The Government of Canada is stepping in to assist Ridley Terminals with a projected cash shortfall in the form of an Order in Council from the office of the Governor General.

The June 23 Order in Council authorizes the Minister of Transport “to enter into a contribution agreement on behalf of Her Majesty in right of Canada, with Ridley Terminals Inc. to provide financial assistance to Ridley Terminals Inc. for a total amount not to exceed $8,000,000 to cover its cash deficits for the period commencing on July 1, 2009 and terminating on March 31, 2010”.

“Without government intervention Ridley Terminals Inc. would have been unable to continue providing terminal services to Canadian shippers who export bulk commodities to international markets,” said Chris Hilton with the office of the Minister of State for Transport, noting that the company was projected to be in deficit as of March 1.
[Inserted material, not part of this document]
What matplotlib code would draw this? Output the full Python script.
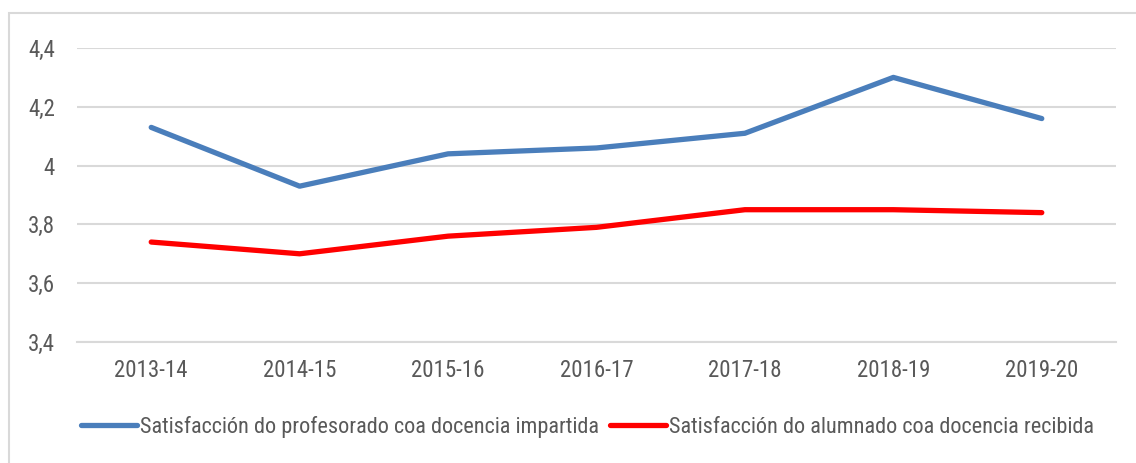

“The government is committed to the long-term operation of Ridley Terminal Inc. in a way that supports industry and trade objectives of Canada… All future decisions regarding Ridley Terminals Inc. will be made in the best interests of Canadians.”

The Order in Council related to the $8 million contribution agreement came just three days before an Order in Council authorizing the termination of Dan Veniez as board chair for the company. That order in council included a point that “fixes his termination pay as set out in the...schedule”.